Goal: Identify every line in the records below that contains the word "this", and copy each of those lines.
* start *
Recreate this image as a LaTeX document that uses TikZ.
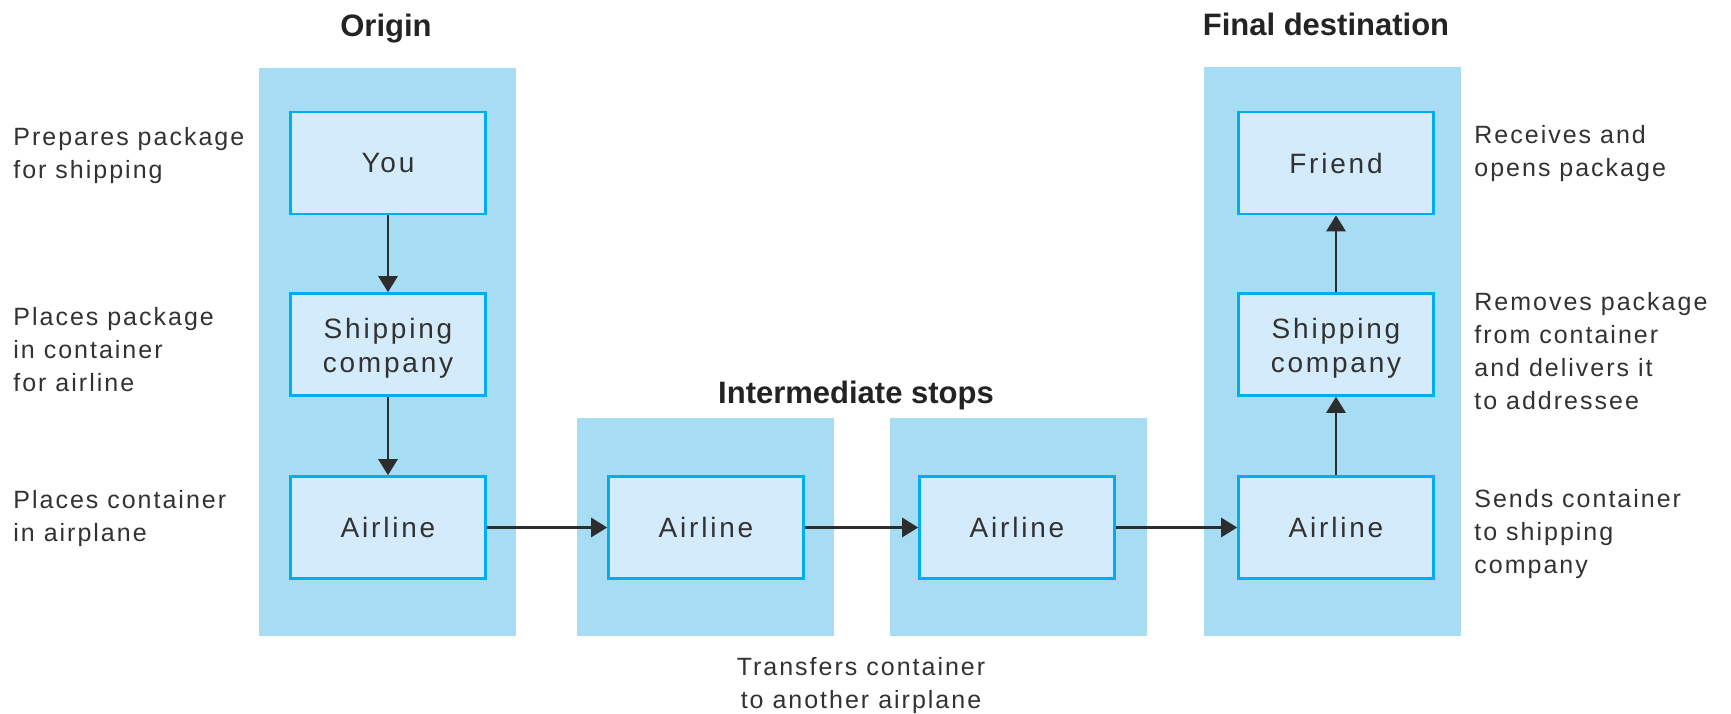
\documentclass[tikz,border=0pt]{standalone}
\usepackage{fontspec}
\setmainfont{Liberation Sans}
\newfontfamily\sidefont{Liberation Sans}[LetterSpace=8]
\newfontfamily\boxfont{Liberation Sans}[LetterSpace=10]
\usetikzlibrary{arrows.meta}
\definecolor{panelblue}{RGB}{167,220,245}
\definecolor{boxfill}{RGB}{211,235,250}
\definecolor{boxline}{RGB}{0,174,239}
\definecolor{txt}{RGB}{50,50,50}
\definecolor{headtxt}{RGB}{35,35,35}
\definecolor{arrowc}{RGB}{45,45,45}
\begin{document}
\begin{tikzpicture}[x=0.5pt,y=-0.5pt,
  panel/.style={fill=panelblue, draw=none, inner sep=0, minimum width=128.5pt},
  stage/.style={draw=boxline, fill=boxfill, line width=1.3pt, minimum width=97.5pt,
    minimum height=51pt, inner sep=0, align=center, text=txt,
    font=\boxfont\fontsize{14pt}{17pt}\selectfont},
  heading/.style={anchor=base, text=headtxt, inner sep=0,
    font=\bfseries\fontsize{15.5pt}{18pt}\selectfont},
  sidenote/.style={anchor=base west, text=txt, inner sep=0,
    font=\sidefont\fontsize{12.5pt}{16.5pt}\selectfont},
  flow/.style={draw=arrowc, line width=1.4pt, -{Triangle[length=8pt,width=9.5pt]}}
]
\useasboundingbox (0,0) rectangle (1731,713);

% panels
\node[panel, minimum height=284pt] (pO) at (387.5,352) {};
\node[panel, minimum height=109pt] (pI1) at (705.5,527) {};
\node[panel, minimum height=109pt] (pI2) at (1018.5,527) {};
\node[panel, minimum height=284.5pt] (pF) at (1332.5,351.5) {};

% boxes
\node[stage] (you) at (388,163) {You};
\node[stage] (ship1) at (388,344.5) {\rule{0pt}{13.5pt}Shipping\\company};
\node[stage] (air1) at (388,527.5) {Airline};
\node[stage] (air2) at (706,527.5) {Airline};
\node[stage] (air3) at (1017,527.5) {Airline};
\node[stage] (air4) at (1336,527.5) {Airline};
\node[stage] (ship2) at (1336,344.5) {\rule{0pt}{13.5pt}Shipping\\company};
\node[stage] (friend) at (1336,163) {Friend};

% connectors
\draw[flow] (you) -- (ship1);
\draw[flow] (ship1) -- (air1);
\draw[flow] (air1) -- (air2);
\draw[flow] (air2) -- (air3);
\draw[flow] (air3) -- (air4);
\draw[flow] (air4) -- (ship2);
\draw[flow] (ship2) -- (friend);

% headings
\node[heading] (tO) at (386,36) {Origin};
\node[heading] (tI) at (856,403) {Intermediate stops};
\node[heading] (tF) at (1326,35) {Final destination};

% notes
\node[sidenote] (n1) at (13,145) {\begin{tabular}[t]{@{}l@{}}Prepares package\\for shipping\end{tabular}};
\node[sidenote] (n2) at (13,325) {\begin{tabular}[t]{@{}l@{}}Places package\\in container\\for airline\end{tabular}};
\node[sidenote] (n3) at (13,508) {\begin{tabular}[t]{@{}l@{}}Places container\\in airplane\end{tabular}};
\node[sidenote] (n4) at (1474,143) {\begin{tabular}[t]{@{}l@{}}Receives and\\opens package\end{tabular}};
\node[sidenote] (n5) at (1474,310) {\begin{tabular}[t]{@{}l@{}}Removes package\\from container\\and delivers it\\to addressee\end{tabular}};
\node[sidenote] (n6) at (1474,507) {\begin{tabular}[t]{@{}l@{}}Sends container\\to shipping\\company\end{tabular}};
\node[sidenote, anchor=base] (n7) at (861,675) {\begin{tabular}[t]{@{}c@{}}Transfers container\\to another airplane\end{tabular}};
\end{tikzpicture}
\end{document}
* end *
* start *
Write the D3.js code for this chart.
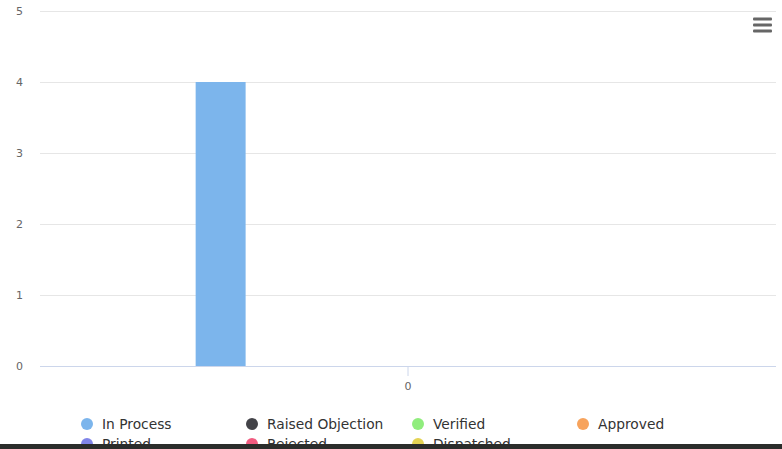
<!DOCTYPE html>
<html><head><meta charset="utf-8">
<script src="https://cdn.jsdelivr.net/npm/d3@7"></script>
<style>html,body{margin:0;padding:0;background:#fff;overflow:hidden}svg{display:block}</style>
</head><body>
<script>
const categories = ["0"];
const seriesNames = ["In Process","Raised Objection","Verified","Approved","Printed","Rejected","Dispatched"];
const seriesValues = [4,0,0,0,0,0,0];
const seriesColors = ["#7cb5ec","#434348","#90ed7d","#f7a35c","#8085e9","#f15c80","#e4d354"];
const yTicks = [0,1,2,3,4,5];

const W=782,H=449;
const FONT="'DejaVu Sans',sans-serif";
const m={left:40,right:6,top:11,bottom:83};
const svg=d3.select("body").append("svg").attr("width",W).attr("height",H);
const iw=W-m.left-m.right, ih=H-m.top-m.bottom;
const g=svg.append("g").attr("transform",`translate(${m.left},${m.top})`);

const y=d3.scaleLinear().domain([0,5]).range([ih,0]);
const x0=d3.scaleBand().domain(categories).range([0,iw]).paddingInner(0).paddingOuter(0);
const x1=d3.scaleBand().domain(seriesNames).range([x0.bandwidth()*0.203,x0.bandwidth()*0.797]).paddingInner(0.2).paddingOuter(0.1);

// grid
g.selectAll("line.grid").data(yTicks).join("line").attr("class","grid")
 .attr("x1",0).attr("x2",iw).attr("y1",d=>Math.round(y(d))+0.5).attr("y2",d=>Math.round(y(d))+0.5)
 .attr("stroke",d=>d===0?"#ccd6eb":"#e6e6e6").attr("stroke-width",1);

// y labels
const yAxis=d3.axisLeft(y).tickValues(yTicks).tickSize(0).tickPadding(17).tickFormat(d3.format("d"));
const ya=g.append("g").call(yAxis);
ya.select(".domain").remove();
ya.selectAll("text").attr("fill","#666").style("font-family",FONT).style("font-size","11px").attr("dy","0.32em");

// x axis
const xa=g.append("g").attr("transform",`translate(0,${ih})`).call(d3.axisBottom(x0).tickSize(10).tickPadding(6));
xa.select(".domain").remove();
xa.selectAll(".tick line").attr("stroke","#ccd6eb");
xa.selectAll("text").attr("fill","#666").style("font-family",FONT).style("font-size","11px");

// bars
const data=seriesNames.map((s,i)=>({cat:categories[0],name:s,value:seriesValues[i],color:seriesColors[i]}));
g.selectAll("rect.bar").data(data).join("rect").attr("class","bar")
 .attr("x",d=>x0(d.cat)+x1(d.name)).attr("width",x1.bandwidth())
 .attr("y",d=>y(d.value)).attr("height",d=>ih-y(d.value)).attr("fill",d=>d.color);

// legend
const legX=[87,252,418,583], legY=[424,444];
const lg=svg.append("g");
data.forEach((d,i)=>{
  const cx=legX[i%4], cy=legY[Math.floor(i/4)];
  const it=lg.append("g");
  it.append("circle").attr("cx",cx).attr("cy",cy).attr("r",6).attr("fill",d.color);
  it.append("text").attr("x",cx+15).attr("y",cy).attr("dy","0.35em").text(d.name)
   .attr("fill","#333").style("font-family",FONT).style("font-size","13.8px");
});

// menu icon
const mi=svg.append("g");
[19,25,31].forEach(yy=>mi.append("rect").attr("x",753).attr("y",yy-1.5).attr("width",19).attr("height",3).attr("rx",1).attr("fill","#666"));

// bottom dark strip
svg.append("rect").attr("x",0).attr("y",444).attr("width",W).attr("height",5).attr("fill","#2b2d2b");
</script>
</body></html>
* end *
Exercise result:
Recreate this image as a LaTeX document that uses TikZ.
Write the D3.js code for this chart.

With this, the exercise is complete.